The third major component of the DepEd budget (together with Personal Services and MOOE) are Capital Outlays for which P66.8 billion is appropriated.
In summary, the DepEd budget includes P209.7 billion to pay people, P66.8 billion to build school buildings and P40.6 billion to keep the current bureaucracy running. Tucked within the P40.6 billion “keeping the bureaucracy running” allocation is P5.3 billion to train our teachers to be better. Okay…
One of the biggest challenges facing businesses in the Philippines today is finding good people. The Philippines produces about 500,000 college graduates a year. Finding someone from among these 500,000 who can write a proper paragraph in English is like finding a needle in a haystack. Sa review pa lang ng CV you will probably have a 1 in 100 (if not less) chance of finding someone who got the spelling and grammar right much less someone who can write an original thought. I say this not out of arrogance, it is just the way things are. For the jingoistic out there, we just have to bear with the fact that English is still the lingua franca in the business world. It becomes worse when you assess math skills. It is downright depressing when you go looking for people with higher-order thinking skills – it’s like striking gold when you find them.
You find out quickly that things that should have been taught in 2nd grade (like multiplication) are taught in 2nd grade but never understood.
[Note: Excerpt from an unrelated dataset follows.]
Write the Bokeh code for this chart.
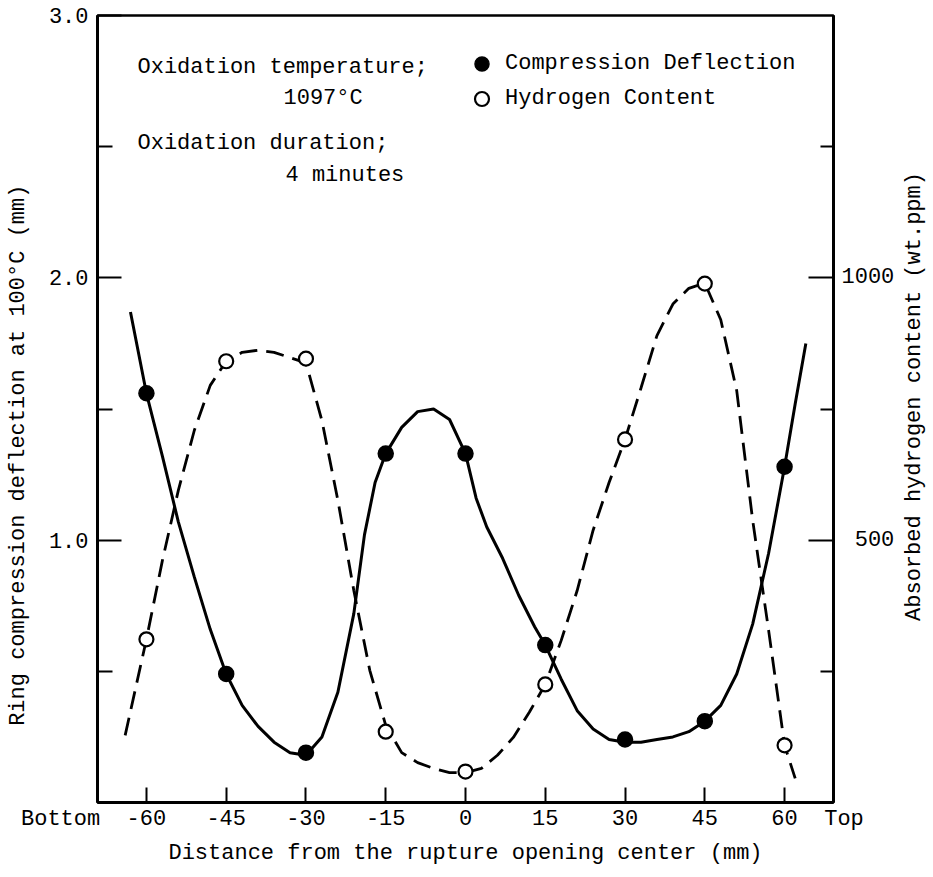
import math
from bokeh.plotting import figure
from bokeh.layouts import row
from bokeh.models import (Range1d, LinearAxis, FixedTicker, Label, Legend,
                          LegendItem, PrintfTickFormatter)
from bokeh.embed import file_html
from bokeh.resources import INLINE

# ---- data ----
x_ticks = [-60, -45, -30, -15, 0, 15, 30, 45, 60]
x_tick_labels = ["-60", "-45", "-30", "-15", "0", "15", "30", "45", "60"]
x_end_labels = ["Bottom", "Top"]

pos_mm = [-60, -45, -30, -15, 0, 15, 30, 45, 60]
deflection_mm = [1.56, 0.49, 0.19, 1.33, 1.33, 0.60, 0.24, 0.31, 1.28]
hydrogen_ppm = [311, 841, 846, 135, 59, 225, 692, 989, 109]

# hand-drawn fit curves
defl_curve_x = [-63, -60, -57, -54, -51, -48, -45, -42, -39, -36, -33, -30, -27,
                -24, -21, -19, -17, -15, -12, -9, -6, -3, 0, 2, 4, 7, 10, 13,
                15, 18, 21, 24, 27, 30, 33, 36, 39, 42, 45, 48, 51, 54, 57,
                60, 62, 64]
defl_curve_y = [1.87, 1.56, 1.32, 1.07, 0.86, 0.66, 0.49, 0.37, 0.29, 0.23, 0.19,
                0.18, 0.25, 0.42, 0.72, 1.02, 1.22, 1.33, 1.43, 1.49, 1.50, 1.46,
                1.33, 1.16, 1.05, 0.93, 0.79, 0.67, 0.60, 0.47, 0.35, 0.28, 0.24,
                0.23, 0.23, 0.24, 0.25, 0.27, 0.31, 0.37, 0.49, 0.68, 0.95, 1.28,
                1.52, 1.75]

hyd_curve_x = [-64, -60, -57, -54, -51, -48, -45, -42, -39, -36, -33, -30, -27,
               -24, -21, -18, -15, -12, -9, -6, -3, 0, 3, 6, 9, 12, 15, 18, 21,
               24, 27, 30, 33, 36, 39, 42, 45, 48, 51, 54, 57, 60, 62]
hyd_curve_y = [128, 311, 461, 595, 709, 795, 841, 858, 862, 858, 848, 838, 728,
               576, 404, 252, 147, 95, 76, 65, 57, 57, 65, 90, 124, 172, 225, 309,
               404, 519, 610, 692, 790, 890, 950, 980, 990, 920, 785, 538, 328,
               109, 46]

left_ticks = [1.0, 2.0, 3.0]
left_minor = [0.5, 1.5, 2.5]
right_ticks = [500, 1000]
right_minor = [250, 750, 1250]

FONT = "Liberation Mono"
FS = "22px"
NB = "\u00a0"
H = 868

p = figure(frame_width=736, frame_height=787,
           x_range=Range1d(-69.2, 69.2), y_range=Range1d(0, 3.0),
           output_backend="svg", toolbar_location=None,
           min_border_left=97, min_border_right=70,
           min_border_top=15, min_border_bottom=66,
           background_fill_color="white", border_fill_color="white")
p.extra_y_ranges = {"h": Range1d(0, 1500)}
p.grid.visible = False
p.outline_line_color = "black"
p.outline_line_width = 2.5

right = LinearAxis(y_range_name="h")
p.add_layout(right, "right")

for ax in (p.xaxis[0], p.yaxis[0], right):
    ax.axis_line_width = 3
    ax.axis_line_color = "black"
    ax.major_tick_out = 0
    ax.minor_tick_out = 0
    ax.major_tick_line_width = 2
    ax.minor_tick_line_width = 2
    ax.major_tick_line_color = "black"
    ax.minor_tick_line_color = "black"
    ax.major_label_text_font = FONT
    ax.major_label_text_font_size = FS
    ax.major_label_text_color = "black"
    ax.major_label_standoff = 9
    ax.axis_label_text_font = FONT
    ax.axis_label_text_font_size = FS
    ax.axis_label_text_font_style = "normal"
    ax.axis_label_text_color = "black"

# x axis: the end words share the line of the outer tick labels
xa = p.xaxis[0]
xa.ticker = FixedTicker(ticks=x_ticks, minor_ticks=[])
xa.major_tick_in = 15
overrides = {t: l for t, l in zip(x_ticks, x_tick_labels)}
overrides[x_ticks[0]] = x_end_labels[0] + NB * 2 + x_tick_labels[0] + NB * 8
overrides[x_ticks[-1]] = NB * 5 + x_tick_labels[-1] + NB * 2 + x_end_labels[1]
xa.major_label_overrides = overrides
xa.major_label_standoff = 4
xa.axis_label = "Distance from the rupture opening center (mm)"
xa.axis_label_standoff = 6

ya = p.yaxis[0]
ya.ticker = FixedTicker(ticks=left_ticks, minor_ticks=left_minor)
ya.major_tick_in = 24
ya.minor_tick_in = 15
ya.formatter = PrintfTickFormatter(format="%.1f")
ya.axis_label = "Ring compression deflection at 100°C (mm)" + NB * 7
ya.axis_label_standoff = 15

right.ticker = FixedTicker(ticks=right_ticks, minor_ticks=right_minor)
right.major_tick_in = 25
right.minor_tick_in = 13
right.major_label_overrides = {500: NB + "500", 1000: "1000"}
right.major_label_standoff = 8

# curves
p.line(defl_curve_x, defl_curve_y, line_color="black", line_width=3)
p.line(hyd_curve_x, hyd_curve_y, y_range_name="h", line_color="black",
       line_width=2.8, line_dash="18 9")

r1 = p.scatter(pos_mm, deflection_mm, marker="circle", size=15,
               fill_color="black", line_color="black", line_width=1.5)
r2 = p.scatter(pos_mm, hydrogen_ppm, y_range_name="h", marker="circle", size=14,
               fill_color="white", line_color="black", line_width=2.2)

legend = Legend(items=[LegendItem(label="Compression Deflection", renderers=[r1]),
                       LegendItem(label="Hydrogen Content", renderers=[r2])],
                location=(367, 686), glyph_width=35, glyph_height=35,
                spacing=0, padding=0, margin=0, label_standoff=6,
                border_line_color=None, background_fill_alpha=0,
                label_text_font=FONT, label_text_font_size=FS,
                label_text_color="black")
p.add_layout(legend)

def lab(fig, x, y, text, **kw):
    opts = dict(x=x, y=y, x_units="screen", y_units="screen", text=text,
                text_font=FONT, text_font_size=FS, text_color="black",
                text_baseline="middle")
    opts.update(kw)
    fig.add_layout(Label(**opts))

lab(p, 40, 735, "Oxidation temperature;")
lab(p, 186, 704, "1097°C")
lab(p, 40, 659, "Oxidation duration;")
lab(p, 188, 627, "4 minutes")

# right-hand axis title (reads bottom to top), in a narrow strip beside the plot
t = figure(width=24, height=H, x_range=Range1d(0, 1), y_range=Range1d(0, 1),
           output_backend="svg", toolbar_location=None,
           min_border_left=0, min_border_right=0, min_border_top=0,
           min_border_bottom=0, background_fill_color="white",
           border_fill_color="white")
t.axis.visible = False
t.grid.visible = False
t.outline_line_color = None
lab(t, 11, H - 462, "Absorbed hydrogen content (wt.ppm)", text_align="center",
    angle=math.pi / 2)

layout = row(p, t, spacing=0)
open("out.html", "w").write(file_html(layout, INLINE))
So when you hear or read job ads which specify “needs minimal supervision” well, good luck with that because kids coming out of Filipino diploma mills not only need supervision, they need baby-sitting or worse (like you having to do what they’re supposed to do). Again, I may sound like it but I’m not being arrogant.
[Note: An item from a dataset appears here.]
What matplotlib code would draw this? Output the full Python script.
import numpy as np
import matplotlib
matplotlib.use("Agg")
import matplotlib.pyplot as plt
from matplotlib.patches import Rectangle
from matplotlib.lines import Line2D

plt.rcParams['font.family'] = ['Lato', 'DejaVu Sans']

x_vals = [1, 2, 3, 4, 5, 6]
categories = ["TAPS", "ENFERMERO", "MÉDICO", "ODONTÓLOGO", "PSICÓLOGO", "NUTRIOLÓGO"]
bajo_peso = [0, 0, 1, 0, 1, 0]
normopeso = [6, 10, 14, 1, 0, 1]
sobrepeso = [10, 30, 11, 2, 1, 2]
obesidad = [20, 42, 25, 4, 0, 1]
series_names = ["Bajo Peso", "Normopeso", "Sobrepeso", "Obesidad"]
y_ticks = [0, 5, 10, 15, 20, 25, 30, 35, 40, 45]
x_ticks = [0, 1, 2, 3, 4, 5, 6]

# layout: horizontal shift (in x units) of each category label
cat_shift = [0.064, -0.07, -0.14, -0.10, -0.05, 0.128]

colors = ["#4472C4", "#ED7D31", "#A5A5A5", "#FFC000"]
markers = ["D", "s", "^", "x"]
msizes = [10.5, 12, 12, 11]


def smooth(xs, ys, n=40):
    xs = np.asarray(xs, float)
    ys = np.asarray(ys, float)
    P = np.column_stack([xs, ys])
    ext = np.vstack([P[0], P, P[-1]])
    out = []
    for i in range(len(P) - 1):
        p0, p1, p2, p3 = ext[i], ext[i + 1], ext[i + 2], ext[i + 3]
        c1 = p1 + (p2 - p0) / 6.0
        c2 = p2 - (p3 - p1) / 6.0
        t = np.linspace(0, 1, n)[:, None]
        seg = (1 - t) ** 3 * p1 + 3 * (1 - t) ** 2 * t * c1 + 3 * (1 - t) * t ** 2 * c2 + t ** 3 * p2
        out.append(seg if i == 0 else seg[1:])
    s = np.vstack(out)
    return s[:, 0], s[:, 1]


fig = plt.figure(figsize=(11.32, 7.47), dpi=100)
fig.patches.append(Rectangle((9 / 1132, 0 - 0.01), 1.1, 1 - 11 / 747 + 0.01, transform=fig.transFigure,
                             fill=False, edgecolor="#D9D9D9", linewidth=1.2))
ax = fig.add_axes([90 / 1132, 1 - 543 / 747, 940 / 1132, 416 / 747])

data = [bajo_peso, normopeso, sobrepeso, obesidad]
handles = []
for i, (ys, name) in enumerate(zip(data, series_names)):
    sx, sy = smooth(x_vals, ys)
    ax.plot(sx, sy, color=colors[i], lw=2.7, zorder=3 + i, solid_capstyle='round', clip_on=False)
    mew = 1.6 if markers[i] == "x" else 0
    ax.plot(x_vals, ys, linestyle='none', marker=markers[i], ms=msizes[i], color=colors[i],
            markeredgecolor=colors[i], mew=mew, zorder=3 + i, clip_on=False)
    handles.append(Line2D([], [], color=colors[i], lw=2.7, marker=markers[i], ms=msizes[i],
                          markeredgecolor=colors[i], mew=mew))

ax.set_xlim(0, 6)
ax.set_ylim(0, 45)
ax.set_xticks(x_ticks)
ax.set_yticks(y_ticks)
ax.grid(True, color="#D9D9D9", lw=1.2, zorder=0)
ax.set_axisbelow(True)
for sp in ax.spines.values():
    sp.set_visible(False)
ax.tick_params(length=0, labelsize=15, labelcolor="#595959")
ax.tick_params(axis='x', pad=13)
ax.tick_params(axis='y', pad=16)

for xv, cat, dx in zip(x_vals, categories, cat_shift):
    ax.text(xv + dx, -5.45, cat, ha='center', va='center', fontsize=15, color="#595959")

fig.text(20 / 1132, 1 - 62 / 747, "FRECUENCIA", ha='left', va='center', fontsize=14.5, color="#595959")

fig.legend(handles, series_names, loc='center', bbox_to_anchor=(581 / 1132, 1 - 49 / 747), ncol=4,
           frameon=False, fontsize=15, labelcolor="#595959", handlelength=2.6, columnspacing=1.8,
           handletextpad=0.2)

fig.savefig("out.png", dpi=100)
For the better part of most of my life, the Philippines marketed itself as an investment destination because of our lower costs and educated (i.e. English-speaking work force). Being a low-cost provider of cheap labor (oops did I over-emphasize?) is never a lasting advantage. There will always be someone who is willing to go even cheaper. And now, we may speak English – but what kind of English?
By brandishing the cheap labor card, we consign ourselves to being order takers, always at the beck and call of someone else. This is not the way to a better life or a better nation. Do we not think we are better than this?
In the IMD World Competitiveness Report of 2014, we were ranked number 42 out of 60 countries. This was down from 38th place the year before. In another similar survey, the World Economic Forum Global Competitiveness Report of 2013-2014, the Philippines ranked 59th out of 148 countries. The question is – can we do better?